Robert Low, a burly man with steely eyes, pushed a Viking sword in my hand, a rusted Gjermundbu helmet on my head, and said with a rich Highland brogue "Consider yourself volunteered". As I fastened my gear, he slapped my shoulder with a big calloused hand and led me towards a hundred or so battle ready warriors who were working themselves up into a frenzy. With a cheer they greeted their fighting companion, then with flags held high and robust singing, we marched to the battlefield to defend Scotland against the invading army from the far north.
I had travelled to Largs to meet this celebrated Scottish journalist, author and Viking re-enactor, to ask him about his much acclaimed Oathsworn novels, and now I literally had to fight for the interview.
Police and health and safety workers ensured the thousand or more eager spectators were safely behind a large roped off area. The spectators cheered as we aproached the battlefield where the oppposing army waited, ready with swords, shields, axes and taunts. An announcer's voice came over the loud speaker to repeat what Robert had told me just a few hours earlier, that this was to be a reenactment of the Battle of Largs, which took place on the 2nd of October in 1263, between the kingdoms of Norway and Scotland. This battle was part of the Norwegian expedition against Scotland, in which King Haakon Haakonarson of Norway attempted to reassert Norwegian sovereignty over the western part of Scotland.
After some fanfare, the two armies collided with ferocity. Skilled reenactors yelled and swung their weapons at each other with flare, much to the appreciation of the audience. Fist one side won, then the opposite side, then the first side again. At the end of the final clash, all reeanactors were brought back to life in the name of Odin so they could wave to the cheering spectators.
It was beginning to get dark, and as all the warriors sat down, Robert led me to a taped off area near an old boat that had been fixed up to look like a Viking Longship. Someone hoisted a striped square sail on the boat, then several archers appeared, lit their arrows, fit them to their longbows, took aim and fired. The flaming arrows arched through the air then struck the boat. Within minutes it was engulfed in flames.
As we sat on the grass, watching the boat burn, I asked Robert about the historical accuracy, level of detail and graphic fight scenes in his Oathsworn novels. His answers were as compelling as the books themselves.

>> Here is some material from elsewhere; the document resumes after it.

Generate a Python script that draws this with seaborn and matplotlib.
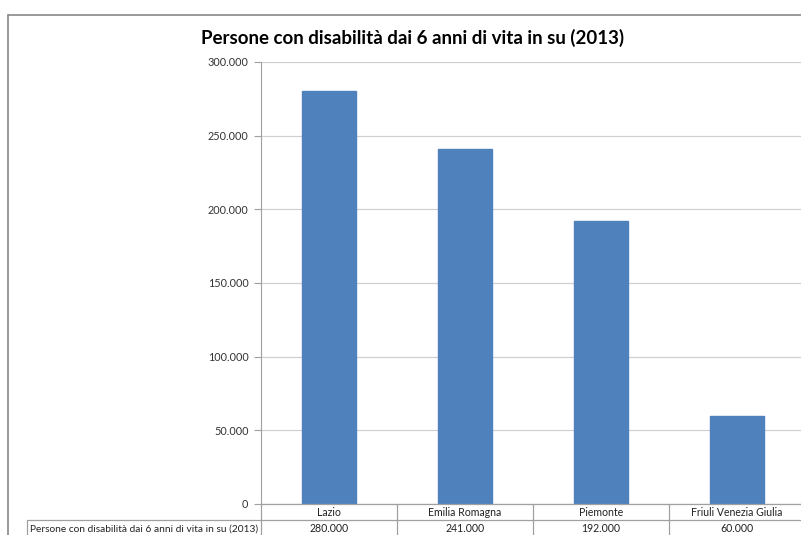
import matplotlib
matplotlib.use("Agg")
import matplotlib.pyplot as plt
import matplotlib.ticker as mticker
from matplotlib.lines import Line2D
import seaborn as sns
import pandas as pd

regioni = ["Lazio", "Emilia Romagna", "Piemonte", "Friuli Venezia Giulia"]
persone = [280000, 241000, 192000, 60000]
serie = "Persone con disabilità dai 6 anni di vita in su (2013)"
y_ticks = [0, 50000, 100000, 150000, 200000, 250000, 300000]

df = pd.DataFrame({"regione": regioni, "persone": persone})

sns.set_style("white")
plt.rcParams["font.family"] = ["Lato", "DejaVu Sans"]

W, H = 801, 535
fig = plt.figure(figsize=(W / 100, H / 100), dpi=100)
# plot area in pixels (right side is cut off in the reference)
left, right, top, bottom = 261, 805, 62, 504
ax = fig.add_axes([left / W, 1 - bottom / H, (right - left) / W, (bottom - top) / H])

sns.barplot(data=df, x="regione", y="persone", color="#4F81BD", width=0.4,
            saturation=1, ax=ax, edgecolor="#4F81BD")

ax.set_ylim(0, 300000)
ax.set_xlim(-0.5, 3.5)
ax.set_yticks(y_ticks)
ax.yaxis.set_major_formatter(mticker.FuncFormatter(lambda v, p: f"{int(v):,}".replace(",", ".")))
ax.yaxis.grid(True, color="#D0D0D0", linewidth=0.9)
ax.set_axisbelow(True)
for s in ["top", "right", "bottom"]:
    ax.spines[s].set_visible(False)
ax.spines["left"].set_color("#A0A0A0")
ax.tick_params(axis="y", which="both", left=True, length=5, color="#A0A0A0",
               labelsize=7.8, labelcolor="#333333", pad=4)
ax.set_xlabel("")
ax.set_ylabel("")
ax.set_xticks([])

line_c = "#A0A0A0"
def px_line(x0, y0, x1, y1, c=line_c, lw=0.9):
    fig.add_artist(Line2D([x0 / W, x1 / W], [1 - y0 / H, 1 - y1 / H], color=c, lw=lw))

# data table under the plot
px_line(left, bottom, W, bottom)
px_line(27, 520, W, 520)
px_line(27, 520, 27, H)
for i in range(len(regioni) + 1):
    xb = left + i * (right - left) / len(regioni)
    px_line(xb, bottom, xb, H)

trans = ax.get_xaxis_transform()
for i, (r, v) in enumerate(zip(regioni, persone)):
    ax.text(i, -(515.5 - bottom) / (bottom - top), r, transform=trans, ha="center",
            va="baseline", fontsize=7.6, color="#222222", clip_on=False)
    ax.text(i, -(531.5 - bottom) / (bottom - top), f"{v:,}".replace(",", "."),
            transform=trans, ha="center", va="baseline", fontsize=7.6,
            color="#222222", clip_on=False)
fig.text(30 / W, 1 - 531.5 / H, serie, ha="left", va="baseline", fontsize=7.25,
         color="#222222")

# chart border
px_line(8, 15, W, 15, c="#888888", lw=1.2)
px_line(8, 15, 8, H, c="#888888", lw=1.2)

fig.text(413 / W, 1 - 38 / H, serie, ha="center", va="center",
         fontsize=13.5, fontweight="bold", color="#000000")

fig.savefig("out.png", dpi=100)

When he was still a teenager, Robert was a war correspondent in Vietnam. Later he covered the fighting in Sarajevo, Romania and Kosova. After his stint as war correspondant, Robert moved to an area rich in Viking tradition, started riding, taught himself horse archery, took up re-enactment and joined The Vikings group. After witnessing and reporting real warfare from the trenches, and then immersing himself in everything Viking, Robert had the ability to write about Viking life and battles with gritty understanding.
There is an assured and convincing tone to Robert's writing, and there is a rough realism to his rousing Oathsworn Saga that reveals much of the Viking Age and how Vikings lived that history books never could. In book one, Robert transports the reader on to a raiding Viking Longship, with a sense of realism that keeps the reader hooked to the end of the engaging, authentic, violent and extremely readable adventures, as his accolades attest:
"A company of warriors, desperate battles – an enthralling read" ~ Bernard Cornwell
"A fantastic book, one of the best I have read for years. There’s a wonderful earthiness to proceedings and Robert creates a tangible sense of being there” ~ Simon Scarrow
"No modern novelist knows more about the Vikings than Robert Low” ~ Harry Sidebottom
“I’ve read all Oathsworn books and I loved them all – but The Prow Beast is, I think, the best of them all: poignant, muscular, magical and impossible to put down.” ~ Angus Donald
Robert was a fantastic host who enriched my stay in Largs immensely. He conveyed much about the viking legacy of Largs, and of Sotland's history in a fascinating and witty way. Robert's latest work, The Kingdom Series, that deals with the Scottish Wars of Independence - the era of Wallace, Bruce and Edward Longshanks, are gripping novels that have been very well recieved. When Robert isn't writing or giving talks, you can still find him with sword and shield in hand, participating in steel weapon battles at festivals.